The statheaded approach, grounded in a lot of careful analysis, has been to contend that the two singles should count the same. At the major league level, hitters do not seem to have special "clutch" abilities; good and bad clutch performance in a given season seems to result mostly or entirely from chance variations rather than special psychological characteristics. If two hitters have similar seasons and one happens to drive in more runs (because of timely hitting rather than more opportunities), statheads say that the difference essentially doesn't count because the hitter could not control it. You shouldn't get credit for luck.

And that was my position, without reservations, for a long time. But about four years ago, in research summarized here, Voros McCracken introduced what he calls DIPS, based on a compelling thesis that pitchers can control a few factors consistently (strikeouts, walks, and home runs allowed), but the number of fair balls that drop for hits against them is largely random. The details are beside the point here; the short version is that McCracken introduced the idea that we can separate a pitcher's performance from his results: if two pitchers each allow four runs per nine innings (and all else is equal), McCracken's method might tell us that one of them was lucky and one unlucky--they had the same results, but one pitched better.

This insight is extremely valuable to people investing in baseball players for the future--you want the guy who really pitched better on your team next year, not the guy who got lucky. The consequences of this approach raise a troubling issue for individual awards based on the past, however: these two pitchers were, demonstrably, equally valuable to their teams, but we can reasonably say that one of them pitched better. And the logic underlying everything I said above is that being better and being more valuable are the same. By traditional stathead logic, in which we credit players only for achievements stripeed of demonstrably random effects, we could give Cy Young awards based on normalized hypothetical results for pitchers rather than what opposing hitters actually did against them.

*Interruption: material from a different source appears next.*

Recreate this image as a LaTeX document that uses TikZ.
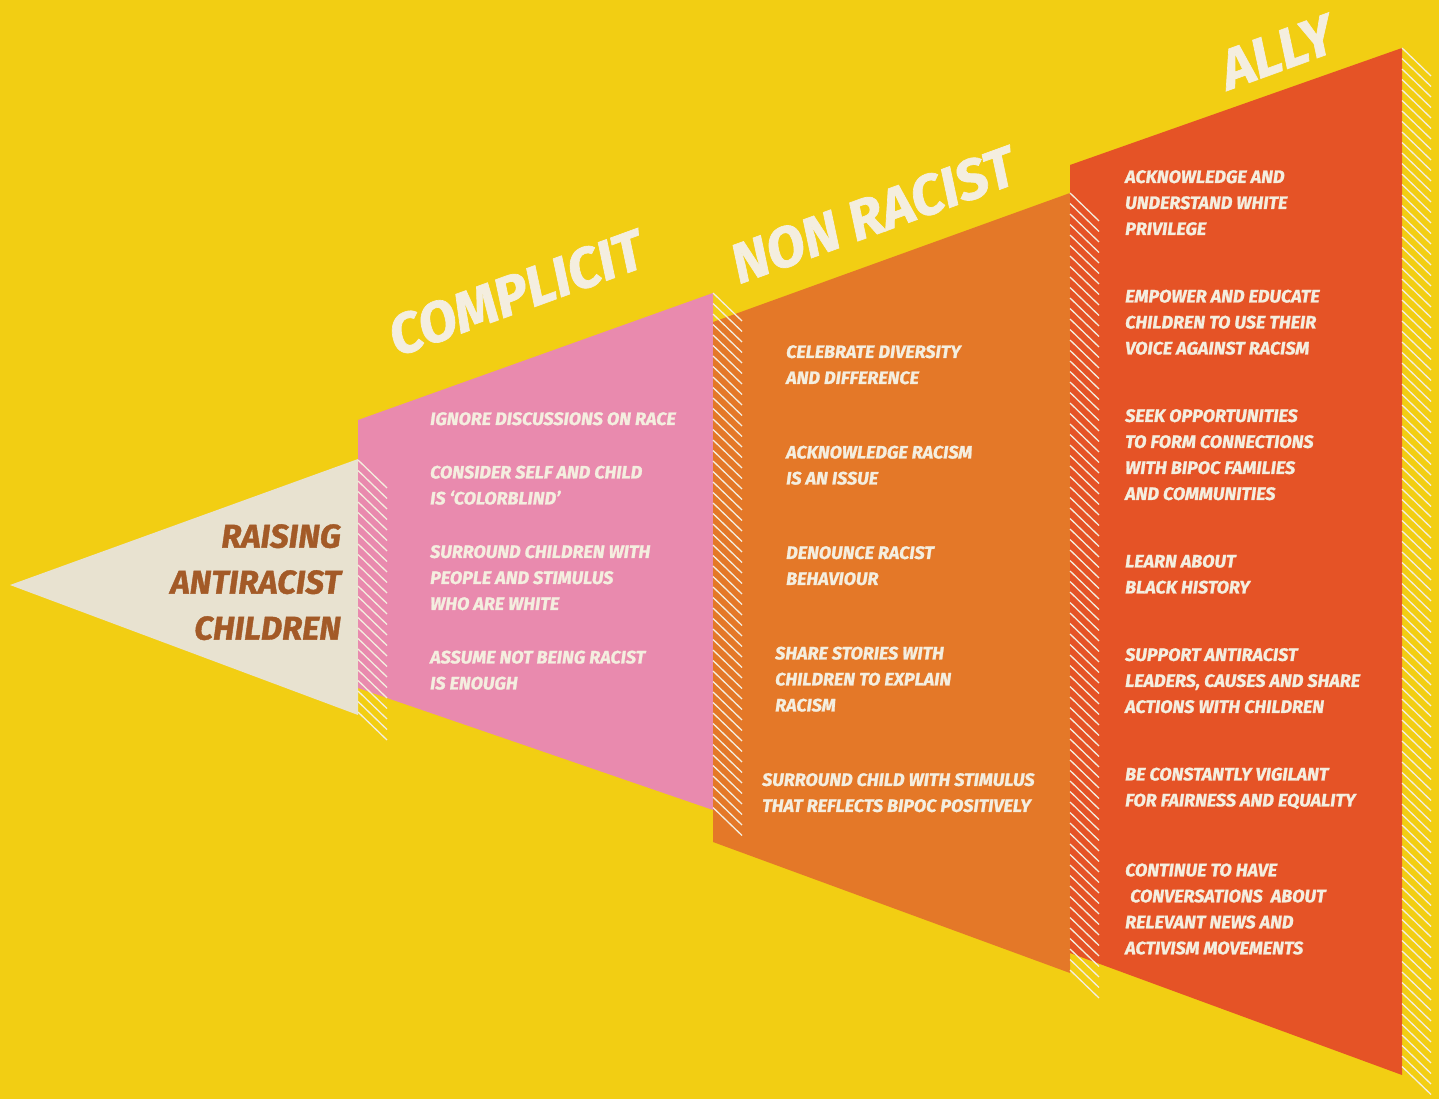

I'm not ready to do that, so to be consistent, I must entertain this question: if David Ortiz was blessed by fate in ways that enabled his performance to benefit his team because of chance, should he get a little credit for that? By McCracken's logic, I'm giving that kind of credit every time I compare pitchers by ERA.

Honestly, I still don't want to give Ortiz bonus points for pleasing Fate, and I certainly don't think such credit should overcome a clear-cut MVP choice like that of Rodriguez over Ortiz. But I do think our new insights into evaluating performances separately from the results they produce raise serious theoretical questions about statistical analysis of sports performance.